There are failed systemd units on maps1009:
gehel@maps1009:~$ sudo systemctl list-units --state=failed UNIT LOAD ACTIVE SUB DESCRIPTION ● cassandra-metrics-collector.service loaded failed failed cassandra metrics co ● wmf_auto_restart_cassandra-metrics-collector.service loaded failed failed Aut
The main class isn't found, so that looks like a broken deployment:
gehel@maps1009:~$ sudo systemctl status cassandra-metrics-collector.service ● cassandra-metrics-collector.service - cassandra metrics collector Loaded: loaded (/lib/systemd/system/cassandra-metrics-collector.service; static; vendor preset: enabled) Active: failed (Result: exit-code) since Mon 2021-02-22 08:06:33 UTC; 3min 18s ago Process: 42666 ExecStart=/usr/bin/java org.wikimedia.cassandra.metrics.service.Service --graphite-host graphite-in.eqiad.wmnet --graphite-port 2003 (code=exited, status=1/FAILURE) Main PID: 42666 (code=exited, status=1/FAILURE) Feb 22 08:06:33 maps1009 systemd[1]: Started cassandra metrics collector.
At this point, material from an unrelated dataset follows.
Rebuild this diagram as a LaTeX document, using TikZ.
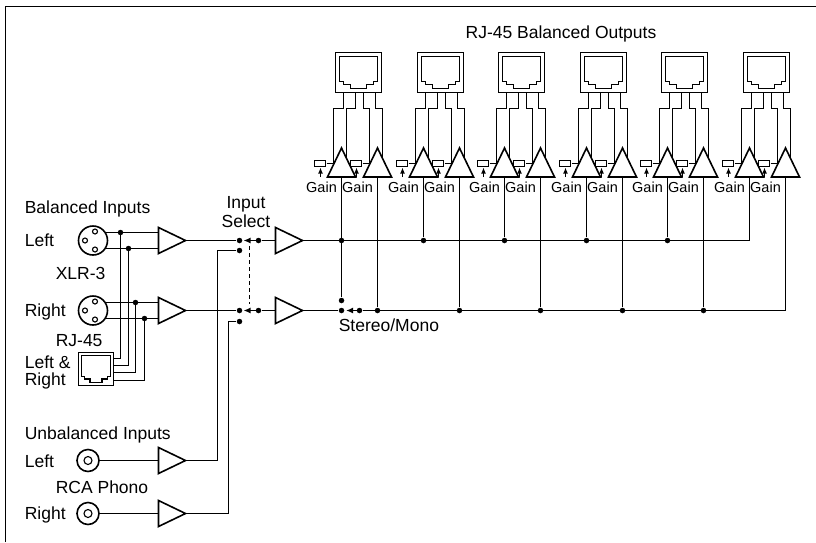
\documentclass[tikz,border=0pt]{standalone}
\usepackage{fontspec}
\setmainfont{Liberation Sans}
\usetikzlibrary{arrows.meta}
\begin{document}
\begin{tikzpicture}[x=1pt,y=-1pt,line width=1.6pt,
  lbl/.style={font=\fontsize{17.5}{20}\selectfont,inner sep=0pt},
  gainlbl/.style={font=\fontsize{14.5}{16}\selectfont,inner sep=0pt,anchor=base},
  jdot/.style={circle,fill,inner sep=0pt,minimum size=5.5pt},
  swarm/.style={-{Latex[length=7pt,width=6pt]}},
  ampright/.pic={\draw[fill=white] (0,-13) -- (27,0) -- (0,13) -- cycle;
     \coordinate (-in) at (0,0); \coordinate (-out) at (27,0);},
  ampup/.pic={\draw[fill=white] (-14,29) -- (0,0) -- (14,29) -- cycle;
     \coordinate (-in) at (0,29);},
  rjjack/.pic={\draw[fill=white] (-23,-20) rectangle (23,20);
     \draw[line width=1.2pt] (-19,-16) -- (-19,9) -- (-15,9) -- (-15,12) -- (-8,12) -- (-8,16) -- (8,16) -- (8,12) -- (15,12) -- (15,9) -- (19,9) -- (19,-16) -- cycle;},
]
\useasboundingbox (0,0) rectangle (816,542);
% frame
\draw[line width=1.8pt] (5.5,542) -- (5.5,6.5) -- (816,6.5);

% ---------- labels ----------
\node[lbl,anchor=base] at (561,38) {RJ-45 Balanced Outputs};
\node[lbl,anchor=base west] at (24,213) {Balanced Inputs};
\node[lbl,anchor=base west] at (24,246) {Left};
\node[lbl,anchor=base west] at (55,279) {XLR-3};
\node[lbl,anchor=base west] at (24,316) {Right};
\node[lbl,anchor=base west] at (55,346) {RJ-45};
\node[lbl,anchor=base west] at (24,368) {Left \&};
\node[lbl,anchor=base west] at (24,385) {Right};
\node[lbl,anchor=base west] at (24,439) {Unbalanced Inputs};
\node[lbl,anchor=base west] at (24,467) {Left};
\node[lbl,anchor=base west] at (55,493) {RCA Phono};
\node[lbl,anchor=base west] at (24,519) {Right};
\node[lbl,anchor=base] at (246,208) {Input};
\node[lbl,anchor=base] at (246,227) {Select};
\node[lbl,anchor=base west] at (338,331) {Stereo/Mono};

% ---------- balanced inputs ----------
\draw (93,232.5) -- (158.5,232.5);
\draw (93,248.5) -- (158.5,248.5);
\draw (93,302.5) -- (158.5,302.5);
\draw (93,318.5) -- (158.5,318.5);
\node[circle,draw,fill=white,minimum size=29pt,inner sep=0pt] (xlrL) at (93,240.5) {};
\node[circle,draw,fill=white,minimum size=29pt,inner sep=0pt] (xlrR) at (93,310.5) {};
\draw[line width=1.1pt] (95,231.5) circle (2.5) (85,240.5) circle (2.5) (95,249.5) circle (2.5);
\draw[line width=1.1pt] (95,301.5) circle (2.5) (85,310.5) circle (2.5) (95,319.5) circle (2.5);
\pic (ampBL) at (158.5,240.5) {ampright};
\pic (ampBR) at (158.5,310.5) {ampright};
\draw (113.5,358.5) -- (120.5,358.5) -- (120.5,232.5);
\draw (113.5,365.5) -- (128.5,365.5) -- (128.5,248.5);
\draw (113.5,372.5) -- (135.5,372.5) -- (135.5,302.5);
\draw (113.5,380.5) -- (144.5,380.5) -- (144.5,318.5);
\node[jdot] at (120.5,232.5) {};
\node[jdot] at (128.5,248.5) {};
\node[jdot] at (135.5,302.5) {};
\node[jdot] at (144.5,318.5) {};
\pic[xscale=0.761,yscale=0.825] (rjin) at (96,369) {rjjack};

% ---------- unbalanced inputs ----------
\draw (88,460.5) -- (158.5,460.5);
\draw (88,513.5) -- (158.5,513.5);
\draw[fill=white] (88,460.5) circle (11);
\draw[line width=1.1pt] (88,460.5) circle (4);
\draw[fill=white] (88,513.5) circle (11);
\draw[line width=1.1pt] (88,513.5) circle (4);
\pic (ampUL) at (158.5,460.5) {ampright};
\pic (ampUR) at (158.5,513.5) {ampright};

% ---------- input select ----------
\node[jdot] (sL1) at (239.5,240.5) {};
\node[jdot] (sL2) at (239.5,250.5) {};
\node[jdot] (sLc) at (258.5,240.5) {};
\node[jdot] (sR1) at (239.5,310.5) {};
\node[jdot] (sR2) at (239.5,321.5) {};
\node[jdot] (sRc) at (258.5,310.5) {};
\draw (ampBL-out) -- (sL1);
\draw (ampUL-out) -| (217.5,250.5) -- (sL2);
\draw (ampBR-out) -- (sR1);
\draw (ampUR-out) -| (228.5,321.5) -- (sR2);
\draw[swarm] (sLc.center) -- (243.5,240.5);
\draw[swarm] (sRc.center) -- (243.5,310.5);
\draw[dash pattern=on 4pt off 3pt] (249.5,246) -- (249.5,304);
\pic (ampSL) at (275.5,240.5) {ampright};
\pic (ampSR) at (275.5,310.5) {ampright};
\draw (sLc) -- (ampSL-in);
\draw (sRc) -- (ampSR-in);

% ---------- stereo/mono and buses ----------
\node[jdot] (m1) at (341.5,300.5) {};
\node[jdot] (m2) at (341.5,310.5) {};
\node[jdot] (mc) at (359.5,310.5) {};
\node[jdot] (m0) at (341.5,240.5) {};
\draw (ampSR-out) -- (m2);
\draw[swarm] (mc.center) -- (346,310.5);
\draw (mc) -- (785.5,310.5) -- (785.5,177);
\draw (ampSL-out) -- (749.5,240.5) -- (749.5,177);
\draw (341.5,177) -- (m1);

% ---------- output modules ----------
\foreach \aa [count=\i from 0] in {341.5,423.5,504.5,586.5,667.5,749.5}{
  \pgfmathsetmacro\c{\aa+17}
  \pgfmathsetmacro\ab{\aa+36}
  % leads from jack to amps
  \draw ({\c-15},92.5) -- ({\c-15},108.5) -- ({\aa-8},108.5) -- ({\aa-8},170);
  \draw ({\c-3},92.5) -- ({\c-3},108.5) -- ({\aa+5},108.5) -- ({\aa+5},170);
  \draw ({\c+5},92.5) -- ({\c+5},108.5) -- ({\ab-8},108.5) -- ({\ab-8},170);
  \draw ({\c+17},92.5) -- ({\c+17},108.5) -- ({\ab+5},108.5) -- ({\ab+5},170);
  \pic (out\i) at (\c,72.5) {rjjack};
  \foreach \a in {\aa,\ab}{
    \draw ({\a-15},163.5) -- (\a,163.5);
    \draw[line width=1.2pt,fill=white] ({\a-27},160.5) rectangle ({\a-16},166.5);
    \draw[line width=1.2pt,-{Latex[length=6pt,width=5pt]}] ({\a-21},177) -- ({\a-21},167.5);
    \pic at (\a,148) {ampup};
    \node[gainlbl] at ({\a-20},192) {Gain};
  }
}
\foreach \aa [count=\i] in {423.5,504.5,586.5,667.5}{
  \node[jdot] (u\i) at (\aa,240.5) {};
  \draw (\aa,177) -- (u\i);
}
\foreach \ab [count=\i] in {377.5,459.5,540.5,622.5,703.5}{
  \node[jdot] (w\i) at (\ab,310.5) {};
  \draw (\ab,177) -- (w\i);
}
\end{tikzpicture}
\end{document}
Feb 22 08:06:33 maps1009 java[42666]: Error: Could not find or load main class org.wikimedia.cassandra.metrics.service.Service Feb 22 08:06:33 maps1009 systemd[1]: cassandra-metrics-collector.service: Main process exited, code=exited, status=1/FAILURE Feb 22 08:06:33 maps1009 systemd[1]: cassandra-metrics-collector.service: Failed with result 'exit-code'.